# Why does the regression intercept formula include the mean values of both variables?

Hopefully someone good with Quant can help here… For single variable linear regression, the formula for the intercept coefficient is: Intercept = mean Dependent value (y) - (slope*mean independent value(x)) Which is: _ _ Bo = Y - BiX My Question, is why does this formula insist on using the mean values of the dependent and independent variables? If a linear relationship exists with a constant slope, the value of the intercept calculated using the formula above should be the same no matter what point on the line the variable values are taken from. Using the (mean x, mean y) point demonstrates that the regression line passes through this point, but in this case does not seem to serve any other purpose in this formula? Any thoughts? Thanks in advance and keep on plugging!

The formula doesn’t “insist” on using the mean values. In the mathematical derivation of the two coefficients we end up with two equations in two unknowns (intercept and slope). The formula is simply an algebraic result when we solve for the intercept in terms of the slope.

Thanks for replying wyantjs: To clarify, the value of the intercept would come out the same using any point on the regression line correct? I know the formula displays the fact that the mean values are passed through, but I want to be sure going forward that I understand using the mean values is not necessary to arrive at the correct outcome? Thanks for any clarification again~

You are not understanding. Don’t think of it as we are “using” the mean values to derive this coefficient. It just so happens that the formula has the mean values in it as a result of some calculus and algebra. If you insist on thinking of it this way, the answer is that it is necessary to use them arrive at the correct outcome. You cannot just plug any two values for X and Y into this equation and get Bo (assuming you know B1). You will have an error. The point is that you could plug in any two values for X and Y that lie on the line, and not just the mean values, but you have to know the value of the intercept term to know if the two points do in fact lie on the line. Hence, just use the formula as it is.

wyantjs: You are correct, I am still not understanding. To my knowledge, if you have a linear regression line with a known slope, you can pick any point off of this line, plug in the numbers, and arrive at the same intercept value regardless of whether or not the point you chose consisted of the mean variable values or not. I have tested this concept several times and as long as the slope is the same, it works to arrive at the same intercept value. I guess I am still confused as to why they even include the mean values in the formula and why not just say any (X,Y) data point on the regression line? I appreciate the insight and please don’t feel obligated to post again if this seems like an elementry question~ Thanks!!

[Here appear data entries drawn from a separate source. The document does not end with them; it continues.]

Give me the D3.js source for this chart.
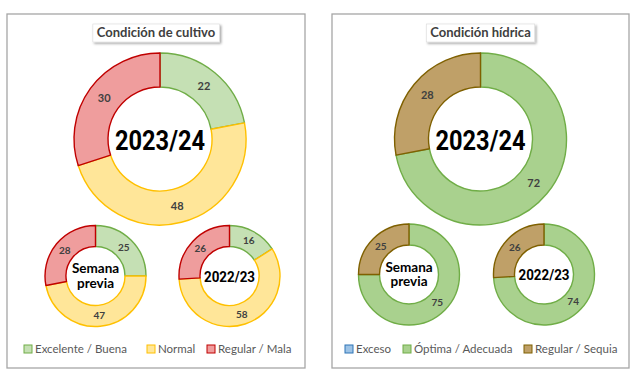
<!DOCTYPE html>
<html><head><meta charset="utf-8">
<script src="https://cdn.jsdelivr.net/npm/d3@7"></script>
<style>body{margin:0;background:#fff}svg{display:block}</style>
</head><body>
<svg id="c" width="640" height="380"></svg>
<script>
const panelTitles = ["Condición de cultivo", "Condición hídrica"];
const donutNames = ["2023/24", "Semana previa", "2022/23"];
const cropCategories = ["Excelente / Buena", "Normal", "Regular / Mala"];
const cropCurrent = [22, 48, 30];
const cropPrevWeek = [25, 47, 28];
const cropLastYear = [16, 58, 26];
const waterCategories = ["Exceso", "Óptima / Adecuada", "Regular / Sequia"];
const waterCurrent = [0, 72, 28];
const waterPrevWeek = [0, 75, 25];
const waterLastYear = [0, 74, 26];

const cropFill = ["#c5e0b4", "#ffe699", "#ef9d9d"];
const cropStroke = ["#70ad47", "#ffc000", "#c00000"];
const waterFill = ["#9dc3e6", "#a9d18e", "#bfa068"];
const waterStroke = ["#2e75b6", "#70ad47", "#7f6000"];

const svg = d3.select("#c");
const defs = svg.append("defs");
const f = defs.append("filter").attr("id","sh").attr("x","-10%").attr("y","-20%").attr("width","130%").attr("height","160%");
f.append("feDropShadow").attr("dx",1.5).attr("dy",1.5).attr("stdDeviation",1.2).attr("flood-color","#000").attr("flood-opacity",0.35);

const panels = [
  {x:7, w:298, title:panelTitles[0], cats:cropCategories, sets:[cropCurrent,cropPrevWeek,cropLastYear], fill:cropFill, stroke:cropStroke,
   centers:[[160,139],[95.5,276],[229.5,276]], legendX:[24,147,207]},
  {x:332, w:297, title:panelTitles[1], cats:waterCategories, sets:[waterCurrent,waterPrevWeek,waterLastYear], fill:waterFill, stroke:waterStroke,
   centers:[[480.5,139],[409,274.5],[544,274.5]], legendX:[345,403,524]}
];

const pie = d3.pie().sort(null).value(d => d.v);
const radii = [[52, 86], [29.5, 50.5], [29.5, 50.5]];

panels.forEach(p => {
  const g = svg.append("g");
  g.append("rect").attr("x", p.x).attr("y", 14).attr("width", p.w).attr("height", 354)
    .attr("fill", "#fff").attr("stroke", "#a6a6a6").attr("stroke-width", 1.3);

  p.sets.forEach((vals, k) => {
    const [cx, cy] = p.centers[k];
    const [ri, ro] = radii[k];
    const data = vals.map((v, i) => ({v, i}));
    const arcs = pie(data);
    const arc = d3.arc().innerRadius(ri).outerRadius(ro);
    const dg = g.append("g").attr("transform", `translate(${cx},${cy})`);
    dg.selectAll("path").data(arcs.filter(a => a.data.v > 0)).join("path")
      .attr("d", arc).attr("fill", a => p.fill[a.data.i])
      .attr("stroke", a => p.stroke[a.data.i]).attr("stroke-width", 1.4).attr("stroke-linejoin","round");
    const lab = d3.arc().innerRadius((ri+ro)/2).outerRadius((ri+ro)/2);
    dg.selectAll("text.v").data(arcs.filter(a => a.data.v > 0)).join("text")
      .attr("class","v")
      .attr("transform", a => `translate(${lab.centroid(a)})`)
      .attr("text-anchor", "middle").attr("dy", "0.35em")
      .attr("font-family", "Lato").attr("font-weight", 700).attr("font-size", k === 0 ? 11 : 10)
      .attr("fill", "#404040").text(a => a.data.v);
    const name = donutNames[k];
    if (k === 0) {
      dg.append("text").attr("text-anchor","middle").attr("y", 11)
        .attr("font-family","Roboto").attr("font-weight",700).attr("font-size",28)
        .attr("textLength", 90).attr("lengthAdjust","spacingAndGlyphs")
        .attr("fill","#000").text(name);
    } else if (name.includes(" ")) {
      const parts = name.split(" ");
      const t = dg.append("text").attr("text-anchor","middle")
        .attr("font-family","Lato").attr("font-weight",700).attr("font-size",13.5).attr("fill","#000");
      t.append("tspan").attr("x",0).attr("y",-3).text(parts[0]);
      t.append("tspan").attr("x",0).attr("y",11.5).text(parts[1]);
    } else {
      dg.append("text").attr("text-anchor","middle").attr("y", 5.5)
        .attr("font-family","Roboto").attr("font-weight",700).attr("font-size",15.5)
        .attr("textLength", 51).attr("lengthAdjust","spacingAndGlyphs")
        .attr("fill","#000").text(name);
    }
  });

  const tcx = p.x + p.w / 2;
  const tt = g.append("text").attr("x", tcx).attr("y", 37).attr("text-anchor","middle")
    .attr("font-family","Lato").attr("font-weight",700).attr("font-size",13).attr("fill","#404040").text(p.title);
  const bb = tt.node().getBBox();
  g.insert("rect", function(){ return tt.node(); })
    .attr("x", bb.x - 4).attr("y", 24).attr("width", bb.width + 8).attr("height", 18)
    .attr("fill","#fff").attr("stroke","#d9d9d9").attr("stroke-width",0.6).attr("filter","url(#sh)");

  p.cats.forEach((c, i) => {
    const lx = p.legendX[i];
    g.append("rect").attr("x", lx).attr("y", 345).attr("width", 8).attr("height", 8)
      .attr("fill", p.fill[i]).attr("stroke", p.stroke[i]).attr("stroke-width", 1);
    g.append("text").attr("x", lx + 11).attr("y", 353).attr("font-family","Lato").attr("font-size",11.5)
      .attr("fill","#595959").text(c);
  });
});
</script>
</body></html>
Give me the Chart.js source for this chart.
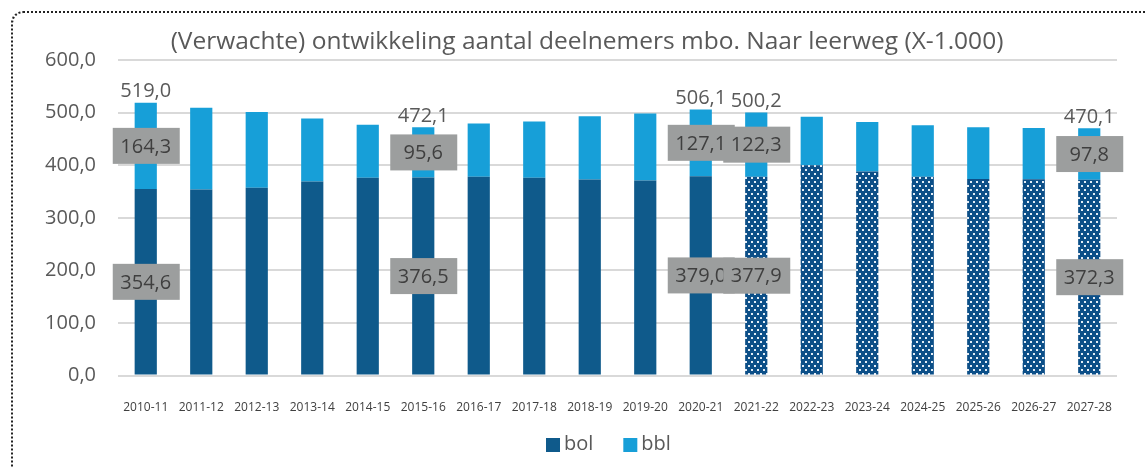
<!DOCTYPE html>
<html>
<head>
<meta charset="utf-8">
<script src="https://cdn.jsdelivr.net/npm/chart.js@4"></script>
<style>
  html, body { margin: 0; padding: 0; background: #fff; overflow: hidden; }
  #frame {
    position: absolute; left: 11px; top: 11px; width: 1160px; height: 480px;
    border: 2px dotted #222; border-radius: 12px; box-sizing: border-box;
  }
  #wrap { position: absolute; left: 0; top: 0; width: 1147px; height: 468px; }
</style>
</head>
<body>
<div id="frame"></div>
<div id="wrap"><canvas id="chart" width="1147" height="468"></canvas></div>
<script>
const years = ['2010-11', '2011-12', '2012-13', '2013-14', '2014-15', '2015-16', '2016-17', '2017-18', '2018-19',
    '2019-20', '2020-21', '2021-22', '2022-23', '2023-24', '2024-25', '2025-26', '2026-27', '2027-28'];
const bol = [354.6, 354.0, 357.0, 369.0, 376.0, 376.5, 378.0, 376.0, 373.0, 371.0, 379.0, 377.9, 400.0, 388.0, 378.0, 374.0, 373.5, 372.3];
const bbl = [164.3, 155.0, 144.0, 120.0, 101.0, 95.6, 101.5, 107.0, 120.0, 127.5, 127.1, 122.3, 92.0, 94.0, 98.0, 98.0, 97.0, 97.8];
const labelled = [0, 5, 10, 11, 17];           // bars that carry data labels
const totals = [519.0, 472.1, 506.1, 500.2, 470.1]; // printed totals for those bars
const firstForecast = 11;                     // 2021-22 and later are forecasts (dotted)
const yTicks = [0, 100, 200, 300, 400, 500, 600];
const title = '(Verwachte) ontwikkeling aantal deelnemers mbo. Naar leerweg (X-1.000)';

const DARK = '#0f5a8b';
const LIGHT = '#179fd8';

function fmt(v) {
    return v.toFixed(1).replace('.', ',');
}

function dotPattern() {
    const c = document.createElement('canvas');
    c.width = 6; c.height = 8;
    const g = c.getContext('2d');
    g.fillStyle = '#0c4f88';
    g.fillRect(0, 0, 6, 8);
    g.fillStyle = '#e4edf6';
    g.fillRect(1, 1, 2, 2);
    g.fillRect(4, 5, 2, 2);
    return g.createPattern(c, 'repeat');
}

const ctx = document.getElementById('chart').getContext('2d');
const pattern = dotPattern();
const bolColors = years.map((y, i) => i >= firstForecast ? pattern : DARK);

// labels, title and legend drawn by hand
const labelPlugin = {
    id: 'barLabels',
    afterDatasetsDraw(chart) {
        const c = chart.ctx;
        c.save();
        c.textAlign = 'center';
        c.textBaseline = 'middle';
        c.font = "20px 'Open Sans'";
        chart.data.datasets.forEach((ds, di) => {
            const meta = chart.getDatasetMeta(di);
            labelled.forEach(i => {
                const el = meta.data[i];
                const cy = (el.y + el.base) / 2;
                c.fillStyle = '#9c9e9e';
                c.fillRect(el.x - 33, cy - 18, 67, 36);
                c.fillStyle = '#3f3f3f';
                c.fillText(fmt(ds.data[i]), el.x, cy + 1);
            });
        });
        const top = chart.getDatasetMeta(1);
        c.fillStyle = '#595959';
        labelled.forEach((i, k) => {
            const el = top.data[i];
            c.fillText(fmt(totals[k]), el.x, el.y - 11);
        });

        // title
        c.font = "24.5px 'Open Sans'";
        c.fillText(title, 587, 42);

        // legend
        c.font = "20px 'Open Sans'";
        c.textAlign = 'left';
        let x = 546;
        chart.data.datasets.forEach(ds => {
            c.fillStyle = ds.label === 'bol' ? DARK : LIGHT;
            c.fillRect(x, 438, 14, 14);
            c.fillStyle = '#595959';
            c.fillText(ds.label, x + 18, 444);
            x += 18 + c.measureText(ds.label).width + 30;
        });
        c.restore();
    }
};

Chart.defaults.font.family = "'Open Sans'";
Chart.defaults.color = '#595959';

new Chart(ctx, {
    type: 'bar',
    data: {
        labels: years,
        datasets: [
            {
                label: 'bol',
                data: bol,
                backgroundColor: bolColors,
                categoryPercentage: 0.8,
                barPercentage: 0.5
            },
            {
                label: 'bbl',
                data: bbl,
                backgroundColor: LIGHT,
                categoryPercentage: 0.8,
                barPercentage: 0.5
            }
        ]
    },
    options: {
        responsive: false,
        animation: false,
        layout: { padding: { left: 0, right: 30, top: 60, bottom: 36 } },
        scales: {
            x: {
                stacked: true,
                grid: { display: false },
                border: { display: false },
                ticks: { color: '#404040', font: { size: 12 }, padding: 17, maxRotation: 0, autoSkip: false }
            },
            y: {
                stacked: true,
                min: 0,
                max: 600,
                afterBuildTicks: s => { s.ticks = yTicks.map(v => ({ value: v })); },
                afterFit: s => { s.width = 118; },
                grid: { color: '#d9d9d9', lineWidth: 2, drawTicks: false },
                border: { display: false },
                ticks: { color: '#595959', font: { size: 20 }, padding: 22, callback: v => fmt(v) }
            }
        },
        plugins: {
            title: { display: false },
            legend: { display: false },
            tooltip: { enabled: false }
        }
    },
    plugins: [labelPlugin]
});
</script>
</body>
</html>
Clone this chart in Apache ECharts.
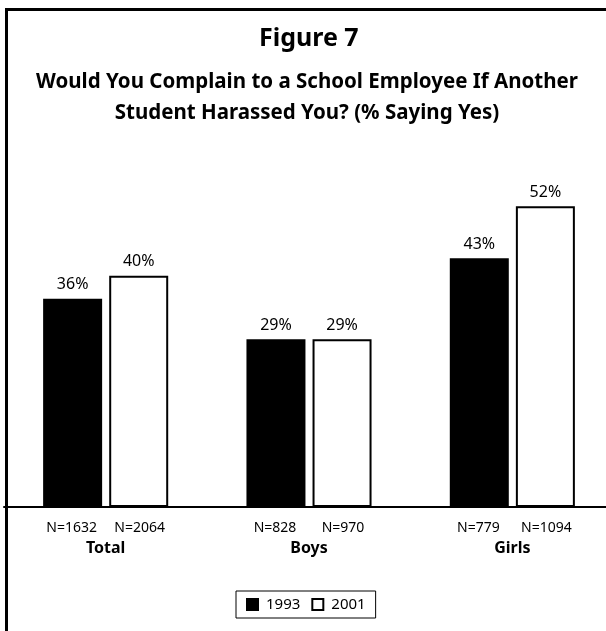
<!DOCTYPE html>
<html>
<head>
<meta charset="utf-8">
<script src="https://cdn.jsdelivr.net/npm/echarts@6/dist/echarts.min.js"></script>
<style>
html,body{margin:0;padding:0;background:#fff;overflow:hidden;width:606px;height:631px;}
#chart{width:614px;height:631px;}
</style>
</head>
<body>
<div id="chart"></div>
<script>
const categories = ['Total', 'Boys', 'Girls'];
const seriesNames = ['1993', '2001'];
const values1993 = [36, 29, 43];
const values2001 = [40, 29, 52];
const n1993 = [1632, 828, 779];
const n2001 = [2064, 970, 1094];
const titleText = 'Figure 7';
const subtitleLines = ['Would You Complain to a School Employee If Another', 'Student Harassed You? (% Saying Yes)'];

const FONT = 'Noto Sans';
const chart = echarts.init(document.getElementById('chart'));
const subStyle = { fontFamily: FONT, fontSize: 20.5, fontWeight: 'bold', color: '#000' };
chart.setOption({
  backgroundColor: '#fff',
  animation: false,
  textStyle: { fontFamily: FONT, color: '#000' },
  title: [
    { text: titleText, left: 254, top: 21,
      textStyle: { fontFamily: FONT, fontSize: 25, fontWeight: 'bold', color: '#000' } },
    { text: subtitleLines[0], left: 'center', top: 67, textStyle: subStyle },
    { text: subtitleLines[1], left: 'center', top: 98, textStyle: subStyle }
  ],
  graphic: [
    { type: 'polyline', shape: { points: [[6.5, 631], [6.5, 9.5], [614, 9.5]] },
      style: { stroke: '#000', lineWidth: 3, fill: null }, z: 100 }
  ],
  legend: {
    data: seriesNames, left: 236, top: 591,
    padding: [6, 10], borderColor: '#000', borderWidth: 1,
    itemWidth: 11, itemHeight: 11, itemGap: 11,
    icon: 'rect',
    textStyle: { fontFamily: FONT, fontSize: 15, color: '#000', padding: [0, 0, 0, 3] }
  },
  grid: { left: 4, right: 0, top: 160, bottom: 124, containLabel: false },
  xAxis: {
    type: 'category', data: categories,
    axisLine: { lineStyle: { color: '#000', width: 2 } },
    axisTick: { show: false },
    axisLabel: {
      margin: 11, align: 'center',
      formatter: function (v, i) {
        return '{n|N=' + n1993[i] + '}{n|N=' + n2001[i] + '}\n{c|' + v + '}';
      },
      rich: {
        n: { width: 68, align: 'center', fontSize: 14, fontFamily: FONT, color: '#000', lineHeight: 20 },
        c: { fontSize: 16, fontWeight: 'bold', fontFamily: FONT, color: '#000', lineHeight: 20 }
      }
    }
  },
  yAxis: { type: 'value', min: 0, max: 60, show: false, splitLine: { show: false } },
  series: [
    { name: '1993', type: 'bar', data: values1993, barWidth: 59, barGap: '12%',
      itemStyle: { color: '#000', borderColor: '#000', borderWidth: 2 },
      label: { show: true, position: 'top', distance: 6, formatter: '{c}%', fontSize: 16, fontFamily: FONT, color: '#000' } },
    { name: '2001', type: 'bar', data: values2001, barWidth: 59,
      itemStyle: { color: '#fff', borderColor: '#000', borderWidth: 2 },
      label: { show: true, position: 'top', distance: 6, formatter: '{c}%', fontSize: 16, fontFamily: FONT, color: '#000' } }
  ]
});
</script>
</body>
</html>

You cannot know if a point (X,Y) is on the regression line if you do not already know the equation of the line, and therefore already know the value of the intercept. You are using circular logic here. Of course any value on the line is going to give you the same intercept…that’s inbedded in the definition of a line. Try this…take 20 values for X and Y. Do any of them lie on the line? Who the hell knows until you calculate the intercept and slope? You have to find the intercept first. Get it?

wyantjs: I got it now - not sure why that wasn’t sinking in, but it makes sense now! Basically what I need to remember is to use the mean variable values if asked to calc the intercept value on the exam, but I do appreciate the explanations! Have a good week-

Basically, the regression line passes through (X bar, Y bar)

See, the thing is, I’m supposed to be the stats guru here but wyantjs and Hydrogen Rainbow are making me feel marginalized.